Castrovalva - You’re Not In Hell, You’re In Purgatory My Friend (Brew)

Castrovalva are flippin' loud. The self-proclaimed noise-hop group cart about the intensity of Fall Of Troy, The Mars Volta and Sleigh Bells all melded into one, wielding a penchant for caustic guitars and demonic vocals laced with rabid lunacy. The sounds they make are hellish and violent, a potent concoction of loudness which is a jolt of electricity into the spine of Britain's rock scene. The third effort from the Leeds based screwballs is lengthily titled You're Not In Hell, You're In Purgatory My Friend, and based on the noise emanating from their new record, you might be inclined to disagree with them.
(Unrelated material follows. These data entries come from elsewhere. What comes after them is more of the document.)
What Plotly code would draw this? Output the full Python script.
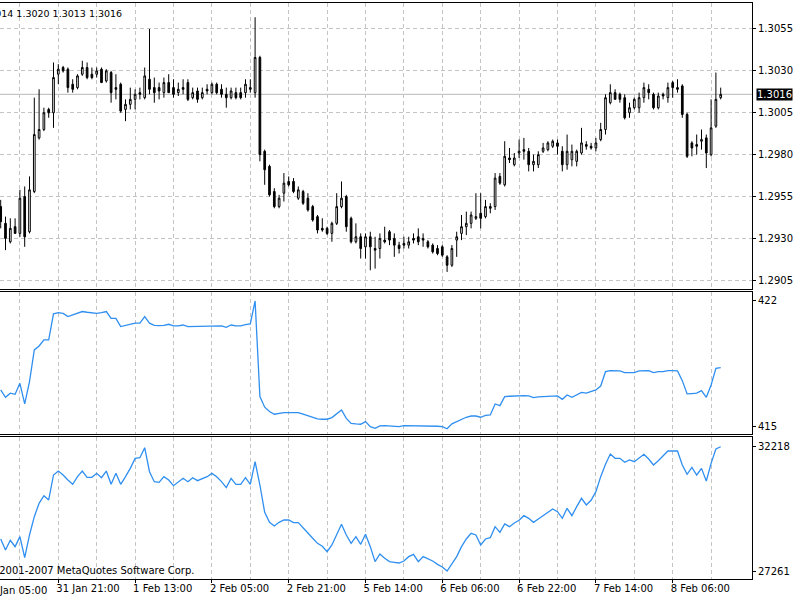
import plotly.graph_objects as go

# ---------------- data ----------------
symbol_text = "EURUSD,H1"

opens = [1.2949,1.2939,1.2928,1.2937,1.2933,1.2955,1.2934,1.2958,1.2990,1.2995,
         1.3007,1.3005,1.3028,1.3032,1.3031,1.3022,1.3020,1.3028,1.3032,1.3028,
         1.3028,1.3031,1.3024,1.3029,1.3020,1.3022,1.3007,1.3010,1.3013,1.3017,
         1.3014,1.3025,1.3020,1.3020,1.3017,1.3023,1.3020,1.3017,1.3020,1.3023,
         1.3014,1.3018,1.3014,1.3019,1.3017,1.3022,1.3019,1.3016,1.3014,1.3017,
         1.3017,1.3017,1.3020,1.3017,1.3038,1.2982,1.2973,1.2958,1.2949,1.2957,
         1.2964,1.2964,1.2954,1.2958,1.2954,1.2949,1.2943,1.2936,1.2936,1.2933,
         1.2939,1.2949,1.2955,1.2942,1.2928,1.2931,1.2925,1.2931,1.2924,1.2924,
         1.2929,1.2934,1.2930,1.2926,1.2927,1.2926,1.2930,1.2931,1.2930,1.2928,
         1.2926,1.2924,1.2925,1.2919,1.2914,1.2929,1.2933,1.2937,1.2939,1.2942,
         1.2945,1.2943,1.2949,1.2949,1.2967,1.2962,1.2978,1.2974,1.2981,1.2983,
         1.2982,1.2974,1.2974,1.2982,1.2983,1.2985,1.2987,1.2982,1.2974,1.2977,
         1.2976,1.2981,1.2986,1.2985,1.2984,1.2989,1.2995,1.3011,1.3017,1.3016,
         1.3014,1.3005,1.3008,1.3008,1.3014,1.3019,1.3016,1.3008,1.3016,1.3014,
         1.3023,1.3020,1.3021,1.3004,1.2987,1.2986,1.2988,1.2990,1.2980,1.2997,
         1.3014]
highs = [1.2953,1.2943,1.2942,1.2942,1.2959,1.2961,1.2967,1.3014,1.3019,1.3008,
         1.3008,1.3035,1.3034,1.3033,1.3032,1.3025,1.3028,1.3036,1.3035,1.3032,
         1.3032,1.3032,1.3031,1.3030,1.3028,1.3023,1.3013,1.3020,1.3019,1.3020,
         1.3032,1.3055,1.3026,1.3023,1.3026,1.3028,1.3025,1.3023,1.3025,1.3025,
         1.3020,1.3020,1.3020,1.3022,1.3023,1.3023,1.3022,1.3020,1.3020,1.3020,
         1.3020,1.3025,1.3025,1.3062,1.3039,1.2983,1.2974,1.2960,1.2956,1.2969,
         1.2967,1.2966,1.2961,1.2959,1.2957,1.2950,1.2944,1.2942,1.2937,1.2940,
         1.2957,1.2964,1.2956,1.2943,1.2939,1.2933,1.2933,1.2934,1.2931,1.2933,
         1.2937,1.2935,1.2933,1.2928,1.2931,1.2931,1.2933,1.2936,1.2933,1.2929,
         1.2927,1.2926,1.2926,1.2920,1.2926,1.2934,1.2944,1.2946,1.2946,1.2957,
         1.2957,1.2953,1.2951,1.2969,1.2969,1.2988,1.2984,1.2981,1.2989,1.2990,
         1.2984,1.2980,1.2982,1.2987,1.2988,1.2989,1.2989,1.2985,1.2992,1.2986,
         1.2983,1.2996,1.2988,1.2987,1.2990,1.2999,1.3016,1.3022,1.3019,1.3017,
         1.3016,1.3011,1.3014,1.3017,1.3023,1.3022,1.3017,1.3017,1.3017,1.3023,
         1.3024,1.3025,1.3022,1.3005,1.2988,1.2992,1.2995,1.2992,1.3013,1.3029,
         1.3020]
lows = [1.2936,1.2923,1.2927,1.2933,1.2931,1.2925,1.2933,1.2957,1.2989,1.2994,
        1.3002,1.2996,1.3022,1.3029,1.3017,1.3017,1.3019,1.3027,1.3025,1.3025,
        1.3026,1.3023,1.3023,1.3011,1.3013,1.3005,1.3000,1.3007,1.3007,1.3013,
        1.3013,1.3016,1.3011,1.3013,1.3014,1.3017,1.3014,1.3015,1.3016,1.3012,
        1.3013,1.3011,1.3013,1.3016,1.3016,1.3016,1.3014,1.3008,1.3013,1.3013,
        1.3013,1.3014,1.3017,1.3014,1.2976,1.2962,1.2955,1.2948,1.2948,1.2952,
        1.2961,1.2957,1.2953,1.2950,1.2946,1.2940,1.2933,1.2934,1.2932,1.2928,
        1.2938,1.2948,1.2934,1.2927,1.2927,1.2918,1.2918,1.2911,1.2912,1.2918,
        1.2927,1.2926,1.2919,1.2921,1.2924,1.2924,1.2927,1.2926,1.2925,1.2924,
        1.2921,1.2920,1.2919,1.2910,1.2913,1.2919,1.2929,1.2932,1.2936,1.2941,
        1.2936,1.2942,1.2945,1.2947,1.2962,1.2961,1.2975,1.2973,1.2978,1.2977,
        1.2970,1.2970,1.2972,1.2981,1.2982,1.2984,1.2980,1.2970,1.2971,1.2973,
        1.2973,1.2980,1.2983,1.2983,1.2982,1.2988,1.2992,1.3010,1.3013,1.3011,
        1.3001,1.3002,1.3007,1.3005,1.3011,1.3013,1.3007,1.3007,1.3013,1.3011,
        1.3014,1.3017,1.3002,1.2978,1.2979,1.2980,1.2983,1.2972,1.2979,1.2996,
        1.3013]
closes = [1.2940,1.2930,1.2936,1.2933,1.2954,1.2931,1.2959,1.2992,1.2995,1.3005,
          1.3005,1.3026,1.3031,1.3030,1.3020,1.3019,1.3027,1.3032,1.3026,1.3026,
          1.3030,1.3023,1.3030,1.3017,1.3019,1.3006,1.3010,1.3013,1.3016,1.3016,
          1.3027,1.3019,1.3017,1.3018,1.3023,1.3017,1.3016,1.3019,1.3019,1.3013,
          1.3017,1.3013,1.3017,1.3018,1.3022,1.3017,1.3016,1.3014,1.3018,1.3014,
          1.3014,1.3022,1.3019,1.3038,1.2980,1.2971,1.2956,1.2949,1.2954,1.2963,
          1.2962,1.2958,1.2959,1.2951,1.2947,1.2941,1.2935,1.2935,1.2933,1.2939,
          1.2949,1.2954,1.2937,1.2928,1.2931,1.2924,1.2931,1.2925,1.2923,1.2930,
          1.2928,1.2929,1.2926,1.2924,1.2926,1.2928,1.2929,1.2928,1.2929,1.2925,
          1.2922,1.2921,1.2920,1.2914,1.2924,1.2931,1.2937,1.2939,1.2944,1.2943,
          1.2942,1.2949,1.2948,1.2966,1.2963,1.2979,1.2977,1.2978,1.2982,1.2982,
          1.2974,1.2976,1.2980,1.2984,1.2987,1.2988,1.2985,1.2974,1.2982,1.2982,
          1.2982,1.2987,1.2985,1.2984,1.2987,1.2995,1.3014,1.3017,1.3013,1.3013,
          1.3002,1.3008,1.3013,1.3014,1.3020,1.3017,1.3008,1.3015,1.3015,1.3020,
          1.3020,1.3019,1.3004,1.2979,1.2984,1.2985,1.2989,1.2981,1.2996,1.3013,
          1.3016]

indicator1 = [417.04,416.63,416.86,416.80,417.41,416.26,417.51,419.27,419.49,419.83,
              419.83,421.28,421.35,421.31,421.13,421.22,421.35,421.41,421.37,421.35,
              421.31,421.35,421.41,421.03,421.03,420.57,420.63,420.72,420.76,420.76,
              421.13,420.76,420.64,420.63,420.64,420.70,420.61,420.61,420.66,420.57,
              420.57,420.57,420.61,420.61,420.61,420.61,420.61,420.53,420.66,420.61,
              420.61,420.68,420.72,422.00,416.67,416.08,415.84,415.69,415.74,415.78,
              415.78,415.78,415.78,415.70,415.61,415.52,415.43,415.41,415.41,415.50,
              415.69,415.93,415.46,415.18,415.15,415.13,415.28,415.00,414.90,415.04,
              415.05,415.02,415.00,415.00,415.05,415.05,415.05,415.05,415.05,415.04,
              415.02,415.02,415.00,414.88,415.15,415.28,415.43,415.52,415.59,415.59,
              415.52,415.63,415.65,416.26,416.17,416.67,416.69,416.71,416.73,416.73,
              416.71,416.61,416.65,416.67,416.69,416.71,416.71,416.52,416.76,416.63,
              416.76,416.91,416.86,416.93,417.04,417.26,418.06,418.12,418.12,418.10,
              418.01,418.01,418.01,418.10,418.12,418.12,418.01,418.06,418.06,418.12,
              418.12,418.10,417.56,416.82,416.84,416.86,417.00,416.63,417.32,418.25,
              418.29]

indicator2 = [28538,28099,28485,28232,28631,27793,28698,29428,29960,30266,
              30093,31090,31249,31090,30890,30718,31023,31249,30997,30997,
              31156,30983,31249,30718,31156,30718,31023,31355,31754,31781,
              32180,31222,30824,30797,31023,30890,30665,30824,30957,30824,
              30983,30864,30930,31023,31156,31023,30824,30585,30957,30718,
              30718,30983,30718,31621,30691,29601,29202,29056,29202,29295,
              29295,29189,29189,28963,28777,28565,28365,28246,28033,28299,
              28698,29122,28698,28365,28631,28325,28724,28232,27634,27940,
              27767,27634,27607,27581,27660,27833,27926,27634,27833,27740,
              27660,27527,27421,27261,27567,27833,28232,28538,28764,28698,
              28299,28538,28591,29030,28804,29136,29030,29176,29282,29468,
              29362,29202,29335,29468,29601,29734,29628,29362,29761,29468,
              29827,30160,29894,30080,30426,31023,31515,31927,31754,31754,
              31595,31688,31621,31754,31914,31728,31488,31661,31860,32047,
              32047,32047,31488,31116,31395,31090,31355,30850,31555,32126,
              32218]

time_tick_bars = [12, 28, 44, 60, 76, 92, 108, 124, 140]
time_tick_labels = ["31 Jan 21:00", "1 Feb 13:00", "2 Feb 05:00", "2 Feb 21:00",
                    "5 Feb 14:00", "6 Feb 06:00", "6 Feb 22:00", "7 Feb 14:00",
                    "8 Feb 06:00"]
offscreen_label_bar = -4
offscreen_label = "31 Jan 05:00"
grid_mid_bars = [4, 20, 36, 52, 68, 84, 100, 116, 132, 148]
price_ticks = [1.2905, 1.2930, 1.2955, 1.2980, 1.3005, 1.3030, 1.3055]
copyright_text = "\u00a9 2001-2007 MetaQuotes Software Corp."

bars = list(range(len(closes)))

# ---------------- styling ----------------
FONT = "DejaVu Sans"
GRID = "#c4c4c4"
DASH = "4px,3px"
BLUE = "#2f8ff0"
X_RANGE = [-0.146, 156.52]
PLOT_W = 752

fig = go.Figure()

fig.add_trace(go.Candlestick(
    x=bars, open=opens, high=highs, low=lows, close=closes,
    increasing=dict(line=dict(color="black", width=1), fillcolor="white"),
    decreasing=dict(line=dict(color="black", width=1), fillcolor="black"),
    whiskerwidth=0, showlegend=False, hoverinfo="skip",
    xaxis="x", yaxis="y"))

fig.add_trace(go.Scatter(x=bars, y=indicator1, mode="lines",
                         line=dict(color=BLUE, width=1.3),
                         showlegend=False, xaxis="x2", yaxis="y2"))
fig.add_trace(go.Scatter(x=bars, y=indicator2, mode="lines",
                         line=dict(color=BLUE, width=1.3),
                         showlegend=False, xaxis="x3", yaxis="y3"))

def xax(anchor, labels):
    d = dict(range=X_RANGE, anchor=anchor, showline=True, mirror=True,
             linecolor="black", linewidth=1, zeroline=False,
             tickmode="array", tickvals=time_tick_bars,
             showgrid=True, gridcolor=GRID, griddash=DASH, gridwidth=1,
             minor=dict(tickmode="array", tickvals=grid_mid_bars, showgrid=True,
                        gridcolor=GRID, griddash=DASH, gridwidth=1, ticks=""),
             fixedrange=True)
    if labels:
        d.update(ticktext=time_tick_labels, showticklabels=True, ticks="outside",
                 ticklen=3, tickcolor="black", ticklabelposition="outside right",
                 ticklabelshift=-3,
                 tickfont=dict(family=FONT, size=10, color="black"))
    else:
        d.update(showticklabels=False, ticks="")
    return d

yfont = dict(family=FONT, size=10, color="black")

fig.update_layout(
    width=800, height=600,
    margin=dict(l=0, r=48, t=3, b=21),
    paper_bgcolor="white", plot_bgcolor="white",
    boxgap=0.5,
    showlegend=False,
    xaxis=dict(**xax("y", False), rangeslider=dict(visible=False)),
    xaxis2=xax("y2", False),
    xaxis3=xax("y3", True),
    yaxis=dict(domain=[0.5043, 1.0], anchor="x", side="right",
               range=[1.29001, 1.30705], tickmode="array", tickvals=price_ticks,
               tickformat=".4f", showgrid=True, gridcolor=GRID, griddash=DASH,
               ticks="outside", ticklen=3, tickcolor="black", tickfont=yfont,
               showline=True, linecolor="black", linewidth=1, zeroline=False,
               fixedrange=True),
    yaxis2=dict(domain=[0.2509, 0.4983], anchor="x2", side="right",
                range=[414.56, 422.50], tickmode="array",
                tickvals=[round(min(indicator1)), round(max(indicator1))],
                tickformat=".0f", showgrid=False,
                ticks="outside", ticklen=3, tickcolor="black", tickfont=yfont,
                showline=True, linecolor="black", linewidth=1, zeroline=False,
                fixedrange=True),
    yaxis3=dict(domain=[0.0, 0.2465], anchor="x3", side="right",
                range=[26942, 32605], tickmode="array",
                tickvals=[min(indicator2), max(indicator2)],
                tickformat="d", showgrid=False,
                ticks="outside", ticklen=3, tickcolor="black", tickfont=yfont,
                showline=True, linecolor="black", linewidth=1, zeroline=False,
                fixedrange=True),
)

# bid line and its price tag
last_close = closes[-1]
fig.add_shape(type="line", xref="paper", x0=0, x1=1, yref="y",
              y0=last_close, y1=last_close,
              line=dict(color="#b8b8b8", width=1), layer="below")
fig.add_annotation(xref="paper", x=1, xanchor="left", xshift=4,
                   yref="y", y=last_close, yanchor="middle",
                   text=f"{last_close:.4f}", showarrow=False,
                   bgcolor="black", borderpad=0,
                   font=dict(family=FONT, size=10, color="white"))

# OHLC info line (top-left, partly cut off by the window edge as in the original)
info = f"{symbol_text}  {opens[-1]:.4f} {highs[-1]:.4f} {lows[-1]:.4f} {closes[-1]:.4f}"
fig.add_annotation(xref="paper", x=124 / PLOT_W, xanchor="right",
                   yref="paper", y=0.9821, yanchor="middle",
                   text=info, showarrow=False,
                   font=dict(family=FONT, size=9.5, color="black"))

# copyright line
fig.add_annotation(xref="paper", x=196 / PLOT_W, xanchor="right",
                   yref="paper", y=0.0139, yanchor="middle",
                   text=copyright_text, showarrow=False,
                   font=dict(family=FONT, size=10, color="black"))

# time label of the bar that lies just left of the visible window
fx = (offscreen_label_bar - X_RANGE[0]) / (X_RANGE[1] - X_RANGE[0])
fig.add_annotation(xref="paper", x=fx, xanchor="left", xshift=0,
                   yref="paper", y=0, yanchor="top", yshift=-4,
                   text=offscreen_label, showarrow=False,
                   font=dict(family=FONT, size=10, color="black"))

fig.write_html("out.html")
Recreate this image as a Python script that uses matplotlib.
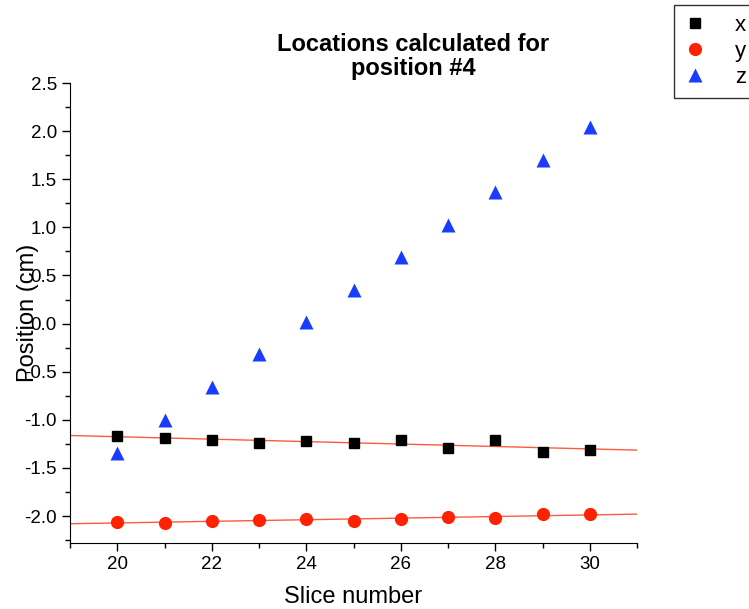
import numpy as np
import matplotlib.pyplot as plt
from matplotlib.ticker import MultipleLocator

plt.rcParams['font.family'] = ['Liberation Sans', 'DejaVu Sans']

slices = np.arange(20, 31)
pos_x = [-1.17, -1.19, -1.21, -1.24, -1.22, -1.24, -1.21, -1.29, -1.21, -1.335, -1.315]
pos_y = [-2.06, -2.07, -2.055, -2.04, -2.03, -2.05, -2.03, -2.015, -2.02, -1.98, -1.98]
pos_z = [-1.345, -1.0, -0.66, -0.32, 0.015, 0.35, 0.69, 1.025, 1.365, 1.70, 2.04]

fig = plt.figure(figsize=(7.49, 6.09), dpi=100)
ax = fig.add_axes([0.0935, 0.1084, 0.757, 0.7553])

ax.plot(slices, pos_x, 's', color='black', ms=7.5, label='x', zorder=3)
ax.plot(slices, pos_y, 'o', color='#ff2200', ms=9.5, mec='none', label='y', zorder=3)
ax.plot(slices, pos_z, '^', color='#1a3cff', ms=10, mec='none', label='z', zorder=3)

# linear fits for x and y
xx = np.array([19, 31])
for vals in (pos_x, pos_y):
    k, b = np.polyfit(slices, vals, 1)
    ax.plot(xx, k * xx + b, color='#ff5a40', lw=1, zorder=2)

ax.set_xlim(19, 31)
ax.set_ylim(-2.28, 2.5)
ax.xaxis.set_major_locator(MultipleLocator(2))
ax.xaxis.set_minor_locator(MultipleLocator(1))
ax.yaxis.set_major_locator(MultipleLocator(0.5))
ax.yaxis.set_minor_locator(MultipleLocator(0.25))
ax.yaxis.set_major_formatter(plt.FormatStrFormatter('%.1f'))
ax.tick_params(which='major', direction='out', length=6, width=1, labelsize=13.5)
ax.tick_params(which='minor', direction='out', length=3.5, width=1)
for s in ('top', 'right'):
    ax.spines[s].set_visible(False)

ax.set_xlabel('Slice number', fontsize=17)
ax.xaxis.set_label_coords(0.5, -0.093)
ax.set_ylabel('Position (cm)', fontsize=17)
ax.yaxis.set_label_coords(-0.055, 0.5)

fig.text(413 / 749, 1 - 33 / 609, 'Locations calculated for\nposition #4',
         ha='center', va='top', fontsize=17, fontweight='bold', linespacing=1.05)

leg = fig.legend(loc='upper left', bbox_to_anchor=(674 / 749, 1 - 5 / 609),
                 fontsize=16, frameon=True, fancybox=False, edgecolor='black',
                 handletextpad=1.3, borderpad=0.45, labelspacing=0.22,
                 handlelength=1.0, borderaxespad=0)
leg.get_frame().set_linewidth(1)

fig.savefig('out.png', dpi=100)
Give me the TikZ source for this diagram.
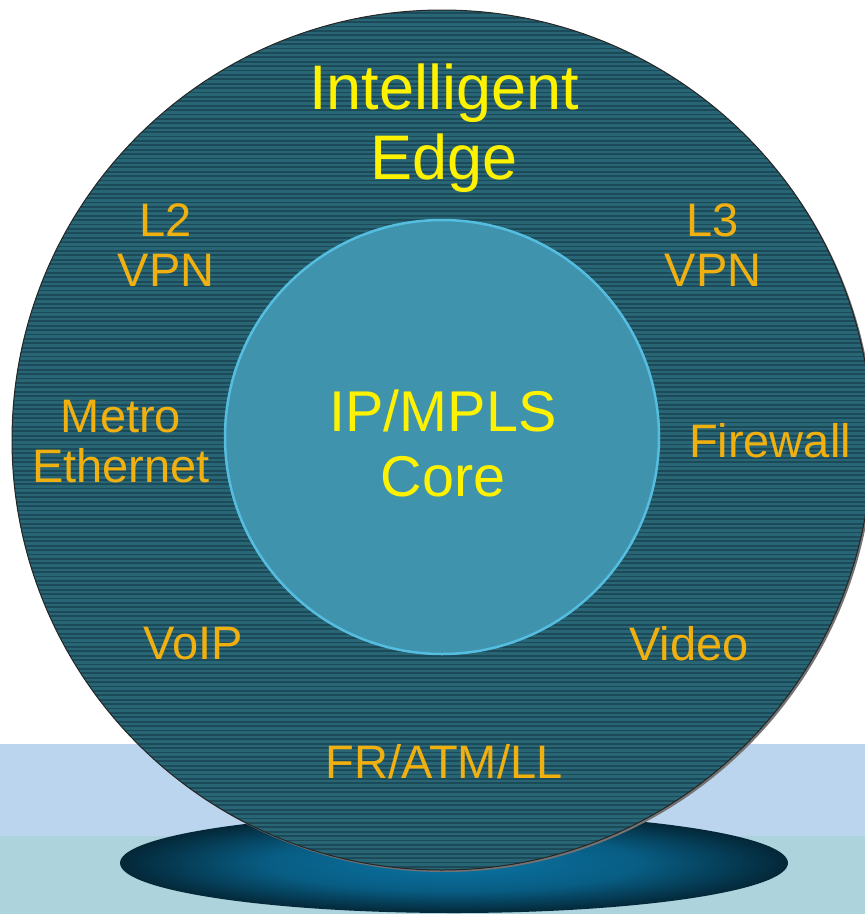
\documentclass[tikz,border=0pt]{standalone}
\usepackage{fontspec}
\setmainfont{Liberation Sans}
\usepackage{tikz}
\definecolor{edgeteal}{HTML}{286575}
\definecolor{edgestripe}{HTML}{1D4A58}
\definecolor{coreteal}{HTML}{3F93AD}
\definecolor{corerim}{HTML}{55BDE0}
\definecolor{labelorange}{HTML}{F0B010}
\definecolor{skyband}{HTML}{BCD5EE}
\definecolor{floorband}{HTML}{ADD3DC}
\definecolor{glowblue}{HTML}{0A74A4}
\pgfdeclareradialshading{shadowglow}{\pgfpoint{0bp}{0bp}}{%
  color(0bp)=(glowblue); color(14bp)=(glowblue!80!black);%
  color(33bp)=(black); color(50bp)=(black)}
\tikzset{%
  service/.style = {text=labelorange, align=center,%
                    font=\fontsize{47}{50}\selectfont},%
  title/.style   = {text=yellow, align=center,%
                    font=\fontsize{63}{70}\selectfont},%
  core/.style    = {text=yellow, align=center,%
                    font=\fontsize{57.5}{65}\selectfont}%
}
\begin{document}
\begin{tikzpicture}[x=1pt, y=-1pt]
  \useasboundingbox (0,0) rectangle (865,914);
  % floor bands
  \fill[skyband] (0,744) rectangle (865,836);
  \fill[floorband] (0,836) rectangle (865,914);
  \shade[shading=shadowglow] (454,863) ellipse [x radius=334, y radius=50];
  % edge ring
  \fill[black!55] (444,442) circle (430);
  \fill[edgeteal] (442,440) circle (430);
  \begin{scope}
    \clip (442,440) circle (430);
    \foreach \i in {0,...,196}
      \fill[edgestripe] (0,{8+4.4*\i}) rectangle (880,{9.8+4.4*\i});
  \end{scope}
  \draw[black!85, line width=1pt] (442,440) circle (430);
  % core
  \filldraw[fill=coreteal, draw=corerim, line width=2.5pt] (442,437) circle (217);
  \node[title] (edge)     at (444,128) {Intelligent\\Edge};
  \node[core]  (mpls)     at (443,443) {IP/MPLS\\Core};
  \node[service] (ltwo)   at (166,245) {L2\\VPN};
  \node[service] (lthree) at (713,245) {L3\\VPN};
  \node[service] (metro)  at (121,442) {Metro\\Ethernet};
  \node[service] (fw)     at (770,441) {Firewall};
  \node[service] (voip)   at (193,644) {VoIP};
  \node[service] (video)  at (689,644) {Video};
  \node[service] (legacy) at (444,762) {FR/ATM/LL};
\end{tikzpicture}
\end{document}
Released Oct 8th, 2012 via Brew / By Larry Day
Castrovalva - You’re Not In Hell, You’re In Purgatory My Friend (Brew) 'Best Friends Go To Purgatory' invades the airwaves with it's deranged opening, something which is akin to the soundtrack of an exorcism – it's short-lived however, as metal-infused drums and guitar rudely interrupt, bringing a torrent of screamed rap – think Blood Brothers – with them. 'In Our Prime' swiftly follows, a swaggering middle finger to absolutely everyone in earshot, with a sizeable dollop of electro-punk and some truly inspiring lyrics: “Don't be a pussy,” is a particularly rousing refrain. 'Donut' is the same standard sonic seizure seeping through the speakers, but shaken up with a – believe it or not – fairly aggressive dubstep breakdown. The grimy staccato synths pierce warped bass, and D&B-cum-metal percussion sort of flippantly smashes underneath the whole shebang.

In Castrovalva's more electronic moments, Hadouken! bleed through – it's that British bravado feeling familiar; a smirking arrogance mixed with ASBO anger and doused in synth-metal. Despite the comparisons to other bands, Castrovalva don't really sound like anything out there at the moment – yes, the bear similarities to other groups, but as a whole they have achieved a true state of originality with their acidic rock. This isn't accidental music – they've pieced together a sound which aggravates the senses and amps up the adrenaline purposefully, turning everything you know about rock, metal and grime on it's head. Would you expect any less from a band who name themselves after an M.C. Escher painting?

'The Cavalry' struts in, stuffed with marching beats and yelps of manic scream-rap (scrap?), it is one of the more coherent tracks on the record, a welcome respite from the otherwise unending racket. But don't worry, it's still plenty loud. 'A Vulture's Eyes' is a mostly a cappella number. The echoing vocals feel paranoid, untrusting and desperate – despite the lack of instruments it still sounds wild, thanks to choppy sampling. It does eventually drop into the mould of Castrovalva though, after getting a solid drenching from some synths.

More often than not the band resist definition; just as you begin to think you know what to expect they whip the carpet from under you, adding a genre-breaking twist or just chucking out the rule book altogether. Clearly, this intense sound won't appeal to everyone – it is undoubtedly loud, it's raucous and it's abrasive, not by any stretch of the imagination slick Top 40 pop. Though they may not dominate the radio with their music, this is still a phenomenal LP packed with talent and outside-the-box sounds. Even if you don't like it, you should still be able to appreciate it.